I think we could if we wanted to, but the whole idea of us doing it is to gain control and we wouldn’t really want to be the boss of anyone else. I know other bands do it but it’s not really for us.

Are you proud of your Sunderland roots, and are there any up and coming bands from the area you think are ones to watch out for?

We’re massively proud of our roots. Sunderland hasn’t really got an enormous heritage of Indie rock bands, but there was a healthy scene when we were starting out and I think there is once again now. I live in Newcastle now, Barry lives in Glasgow, but the other two guys are still living there, and we still rehearse there. There’s a band on tonight actually from the North East, not too far from Sunderland, called Love Bites and Bruises, who are a big tip for next year from me for sure.

After a two year break from the UK charts, how does it feel to be back in the spotlight?

Nice, because we didn’t expect it this time. We made a record off the radar and expected it to stay that way. We would have been happy if we could have been self sufficient, just doing our own thing and existing in our own world, but it is really nice to be in the charts and have people coming to see your shows – its mega.

With this being your third album, do you think it’s a make or break situation for the band?

Well it was at the time of making it. I think we knew if we messed this record up then we probably wouldn’t make another one, not because the industry wouldn’t allow it, but because there’s only so many mistakes you can make as a four piece before you all start hating each other. But things are good at the moment, I think we’ve learnt a lot over the years, and we’re closer now than we ever have been.

Do you have any personal favourite songs from the new album?

‘Beginning of the Twist’ is my favourite song because it’s come to symbolize an awful lot for us.

How has your winter tour gone so far, are you enjoying it?

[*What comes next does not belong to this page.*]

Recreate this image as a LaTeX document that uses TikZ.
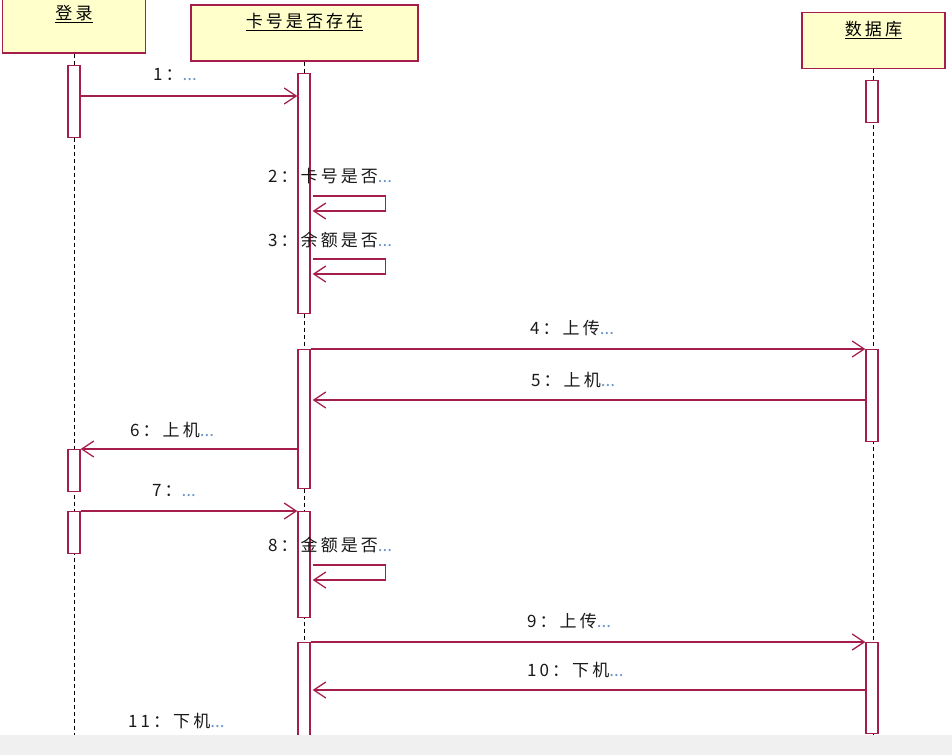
\documentclass[tikz,border=0pt]{standalone}
\usepackage{fontspec}
\newfontfamily\cjk[LetterSpace=18]{Noto Sans CJK SC}
\newfontfamily\cjkdots{Noto Sans CJK SC}
\usetikzlibrary{arrows.meta,calc}
\definecolor{umlred}{RGB}{165,30,75}
\definecolor{umlyellow}{RGB}{255,255,204}
\definecolor{dotblue}{RGB}{110,150,205}
\newcommand{\more}{{\cjkdots\color{dotblue}...}}

\begin{document}
\begin{tikzpicture}[x=1pt, y=-1pt, font=\cjk\fontsize{17}{20}\selectfont]
    % Styles
    \tikzstyle{head} = [rectangle, draw=umlred, line width=1.3pt, fill=umlyellow,
        minimum height=56pt, inner sep=0pt]
    \tikzstyle{act} = [rectangle, draw=umlred, line width=1.3pt, fill=white,
        minimum width=12pt, inner sep=0pt, anchor=north]
    \tikzstyle{life} = [black, line width=1pt, dash pattern=on 4pt off 3pt]
    \tikzstyle{msg} = [umlred, line width=1.3pt, ->, >={Straight Barb[length=12pt,width=16pt]}]
    \tikzstyle{lbl} = [anchor=west, inner sep=0pt, text=black!90]

    \useasboundingbox (0,0) rectangle (952,755);
    \clip (0,0) rectangle (952,755);
    \fill[white] (0,0) rectangle (952,755);

    % Heads
    \node[head, minimum width=143pt] (login) at (74,25) {};
    \node[head, minimum width=227pt] (card) at (304.5,33) {};
    \node[head, minimum width=143pt] (db) at (873.5,40.5) {};
    \node (login-t) at ($(login.north)+(0,18)$) {\underline{登录}};
    \node (card-t) at ($(card.north)+(0,18)$) {\underline{卡号是否存在}};
    \node (db-t) at ($(db.north)+(0,18)$) {\underline{数据库}};

    % Lifelines
    \coordinate (bot) at (0,745);
    \draw[life] (login.south) -- (login.south |- bot);
    \draw[life] (card.south) -- (card.south |- bot);
    \draw[life] (db.south) -- (db.south |- bot);

    % Activations
    \node[act, minimum height=72pt] (la1) at (74,65) {};
    \node[act, minimum height=42pt] (la2) at (74,449) {};
    \node[act, minimum height=42pt] (la3) at (74,511) {};
    \node[act, minimum height=240pt] (ka1) at (304,73) {};
    \node[act, minimum height=139pt] (ka2) at (304,349) {};
    \node[act, minimum height=106pt] (ka3) at (304,511) {};
    \node[act, minimum height=110pt] (ka4) at (304,642) {};
    \node[act, minimum height=42pt] (da1) at (872,80) {};
    \node[act, minimum height=92pt] (da2) at (872,349) {};
    \node[act, minimum height=91pt] (da3) at (872,642) {};

    % Messages
    \coordinate (m1) at (0,96);
    \draw[msg] (la1.east |- m1) -- (ka1.west |- m1);
    \node[lbl] (t1) at (153,75) {1：\more};

    \coordinate (m2) at (0,196);
    \draw[msg] ($(ka1.east |- m2)+(2,0)$) -- ++(73,0) -- ++(0,15) -- ++(-73,0);
    \node[lbl] (t2) at (268,176) {2：卡号是否\more};

    \coordinate (m3) at (0,259);
    \draw[msg] ($(ka1.east |- m3)+(2,0)$) -- ++(73,0) -- ++(0,15) -- ++(-73,0);
    \node[lbl] (t3) at (268,240) {3：余额是否\more};

    \coordinate (m4) at (0,349);
    \draw[msg] (ka2.east |- m4) -- (da2.west |- m4);
    \node[lbl] (t4) at (530,328) {4：上传\more};

    \coordinate (m5) at (0,400);
    \draw[msg] (da2.west |- m5) -- ($(ka2.east |- m5)+(2,0)$);
    \node[lbl] (t5) at (531,380) {5：上机\more};

    \coordinate (m6) at (0,449);
    \draw[msg] (ka2.west |- m6) -- (la2.east |- m6);
    \node[lbl] (t6) at (130,430) {6：上机\more};

    \coordinate (m7) at (0,511);
    \draw[msg] (la3.east |- m7) -- (ka3.west |- m7);
    \node[lbl] (t7) at (152,491) {7：\more};

    \coordinate (m8) at (0,565);
    \draw[msg] ($(ka3.east |- m8)+(2,0)$) -- ++(73,0) -- ++(0,15) -- ++(-73,0);
    \node[lbl] (t8) at (268,545) {8：金额是否\more};

    \coordinate (m9) at (0,642);
    \draw[msg] (ka4.east |- m9) -- (da3.west |- m9);
    \node[lbl] (t9) at (527,621) {9：上传\more};

    \coordinate (m10) at (0,690);
    \draw[msg] (da3.west |- m10) -- ($(ka4.east |- m10)+(2,0)$);
    \node[lbl] (t10) at (527,670) {10：下机\more};

    \node[lbl] (t11) at (128,721) {11：下机\more};

    % Bottom band
    \fill[black!6] (0,735) rectangle (952,755);
\end{tikzpicture}
\end{document}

Yeah, we’ve only played a handful of shows over here so far because we’re on the back of our European tour; it feels like we’re two thirds of the way through an extremely long tour. We live for touring and it’s the most enjoyable part of doing this. The studio is just kind of a means to an end really.

Have you played in Cardiff before? Also which city in the UK has the best crowds?

Well we’ve played the Cardiff Student Union Great Hall a couple of times, and we’ve played at Barfly a couple of times years ago, but we’ve never played at Sub 29 before. I don’t know, the UK is an odd one, because every major city has an equally good audience. Sometimes you can be surprised when you go to a smaller town and the kids there are so hungry for a show that they just go nuts. We played at Whitehaven in Cumbria a few nights ago, and we were dreading it beforehand because we were wondering how it was gonna go, but the audience were crazy, it was more mad than we’ve ever had. It’s unpredictable really.

When the band first started did you ever think you’d reach this level of fame?

No not at all, we started the band as a hobby, with just the hope of playing a few local shows, and we had no idea that we’d end up doing it seven years later.

You’ve recently toured the US – How did your American fans compare to your British fans?

Good, we did a lot of touring in America with the first two records, and not so much on this one because we did Europe a lot more. We were in America in June, and it was nice to get back out there, it felt like people had been waiting for us, which for your ego is a really healthy thing, it’s flattering.

Your cover of ‘Hounds of Love’ has been a huge success for you; do you ever get sick of being asked to play it?

No, because I remember going to see Pulp at Leeds festival one year, and them not playing ‘Common People’ and their other hits, and I remember being really annoyed. If you pay good money to see a band and they don’t play their hit songs, then it’s a rip off frankly. We’ve got enough songs now to vary our set lists, but there are a few that we’ll always play.

And finally, where would you like to be in ten years time – still in the music industry?

I’d like to still be a musician, and I’d like to still be in this band with these individuals, we’re really close. If I wasn’t doing this then I’d have absolutely nothing to do with the music industry, it’s quite hideous actually.